Tu scrivi che “si può sbagliare un matrimonio, ma non si può sbagliare una separazione”.
Cosa intendi?
Quando ho sposato il papà di Diego ero sicura che avrebbe funzionato. Ero assolutamente certa dei miei sentimenti, dei suoi e del desiderio condiviso di costruire insieme, di mettersi in gioco, di provarci e riprovarci. Avevo promesso a me stessa che la mia storia d’amore non avrebbe fatto la fine di quella di molti altri. La mia no. Era per durare per sempre.

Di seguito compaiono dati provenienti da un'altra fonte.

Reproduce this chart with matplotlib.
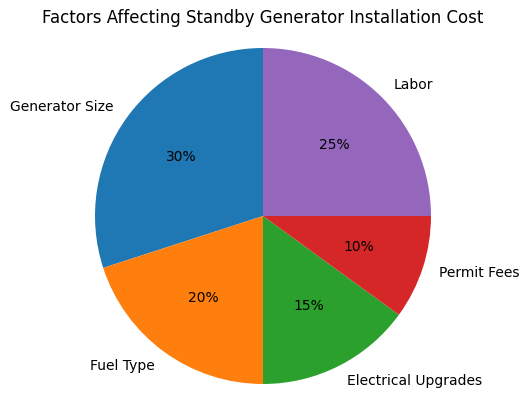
import matplotlib
matplotlib.use("Agg")
import matplotlib.pyplot as plt

categories = ["Generator Size", "Fuel Type", "Electrical Upgrades", "Permit Fees", "Labor"]
values = [30, 20, 15, 10, 25]

W, H = 529, 411
fig = plt.figure(figsize=(W / 100, H / 100), dpi=100)
cx, cy, r = 263, 216, 168
ax = fig.add_axes([(cx - r) / W, (H - cy - r) / H, 2 * r / W, 2 * r / H])
ax.pie(values, labels=categories, autopct='%1.0f%%', startangle=90)
ax.set_xlim(-1, 1)
ax.set_ylim(-1, 1)
ax.set_aspect('equal')
ax.axis('off')
fig.text(cx / W, 1 - 18 / H, "Factors Affecting Standby Generator Installation Cost",
         ha='center', va='center', fontsize=12)
fig.savefig("out.png", dpi=100)
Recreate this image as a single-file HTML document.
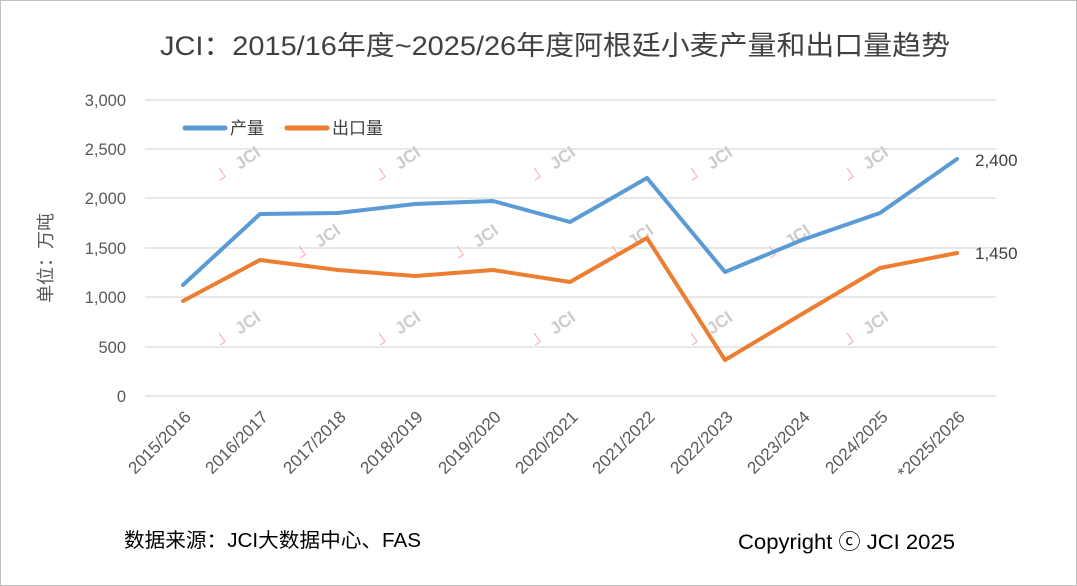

Ed invece…a volte il nostro impegno e la nostra volontà non bastano a salvare un matrimonio. Ma devono assolutamente bastare a salvaguardare i figli, che nella separazione sono le prime e più ferite vittime. Ecco perché non possiamo sbagliare una separazione . Perché, quando ci sono dei figli, serve ancora più consapevolezza, più capacità di controllo e gestione delle nostre emozioni, più apertura e disponibilità verso l’altro che è il papà o la mamma del nostro bambino.
Ritieni sia veramente possibile? Come?
Si. Bisogna però imparare a lavorare su di sé e sulle proprie emozioni. Riconoscerle, cioè. Guardarle dall’esterno, quasi da chirurgo, così da capire cosa fa scattare certi meccanismi, che generano rabbia, rivendicazioni, stati di angoscia… Guardarci con la giusta distanza serve a ridimensionare il nostro ‘Io’ ferito e a restituire valore a ciò che ce l’ha realmente: i figli, la loro serenità, il diritto di continuare ad avere un papà ed una mamma. E’ un lavoro di analisi che deve essere continuamente affinato. Perché nella vita siamo sempre esposti alla prova. Sempre rimessi in discussione, sempre soggetti a repentini mutamenti di quelli che fino ad un attimo prima erano i nostri punti fermi, i nostri paletti. La mia scrittura è l’esercizio di analisi su me stessa che più mi aiuta ad acquisire consapevolezza, fin da quando ero molto giovane.
Di cosa hai paura?
Dopo il libro “Sono cose da grandi” ho decisamente meno paura. La scrittura, come ho detto, mi ha aiutata a guardarmi dentro e a prendere la giusta distanza dalle mie emozioni per analizzarle e leggerne l’origine. Resta che ho paura di non essere all’altezza del mio ruolo di genitore, capace di proteggere e di contenere. Ho paura di non riuscire a gestire le mie emozioni davanti a mio figlio, e di mostrarmi a lui in tutta la mia fragilità…Esserne consapevole però è già buono.
Cosa c’è nella tua scatola dei desideri?
Il desiderio di continuare a migliorarmi come persona in modo da poter essere una buona guida per mio figlio. C’è inoltre il desiderio di superare tutte le mie, le nostre paure, per potermi lasciare andare alla Vita con più fiducia.
Simona Sparaco.
Dopo aver preso una laurea inglese in scienze della comunicazione e aver vissuto all’estero, spinta dalla passione per la letteratura è tornata in Italia e si è iscritta alla facoltà di lettere, indirizzo spettacolo. Ha poi frequentato diversi corsi di scrittura creativa, tra cui il master della scuola Holden di Torino.
Vive tra Roma e Singapore.
Ha pubblicato un suo racconto nella raccolta The sleepers. Racconti tra sogno e veglia edito da Azimut nel 2008.
Per Newton Compton ha pubblicato nel 2010 i romanzi Lovebook e Bastardi senza amore, tradotto anche in inglese.
Per Giunti ha pubblicato nel 2013 il romanzo Nessuno sa di noi ed Equazione di un amore (2016).
Per Einaudi ha pubblicato nel 2017 Sono cose da grandi.